At St. Paul’s, we are committed to ensuring that all our pupils are successful in the three core areas of the National Curriculum: fluency, reasoning and problem solving. We believe that everyone can succeed at maths. Our spiral curriculum aims to embed an enthusiasm for maths in children and empower them with the skills they need to achieve as high a standard as possible.
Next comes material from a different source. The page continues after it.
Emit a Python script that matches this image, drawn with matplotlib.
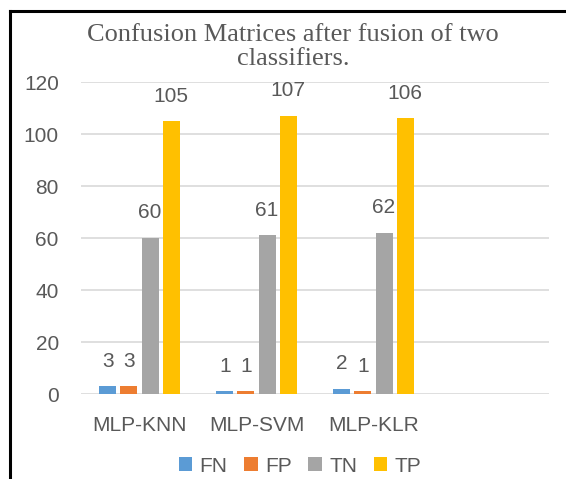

We are dedicated to enabling children to recognise how maths relates to the wider world in order to give the subject meaning and relevance, and so that they can use their mathematical skills and knowledge in real-life situations.  

 We follow the teaching sequence outlined by the White Rose Maths Hub schemes of learning. This ensures that a coherent, consistent approach is adopted in all year groups. The curriculum is broken down into small manageable steps in order to ensure that each lesson has a clear focus and helps children understand concepts by following a carefully planned sequence of lessons. This avoids the cognitive overload that can occur when too many concepts are covered at once and ensures that each lesson contributes to the long-term goal. Within each lesson, children have the opportunity to acquire, practice, apply and deepen their knowledge and skills as appropriate. Pupils who understand concepts quickly are challenged by being offered rich and sophisticated problems to deepen their understanding. Concepts are revisited over time so that children can reinforce them and embed them into their long- term memory. Teachers have the flexibility to spend longer on specific skills or concepts if they feel it is necessary.  

 When introduced to a new concept, children have the opportunity to follow the concrete – pictorial - abstract approach. Concrete objects and manipulatives help them understand what they are doing. Alongside these, children use pictorial representations that can be used to help reason and solve problems. Concrete and pictorial representations then help support children’s understanding of abstract methods.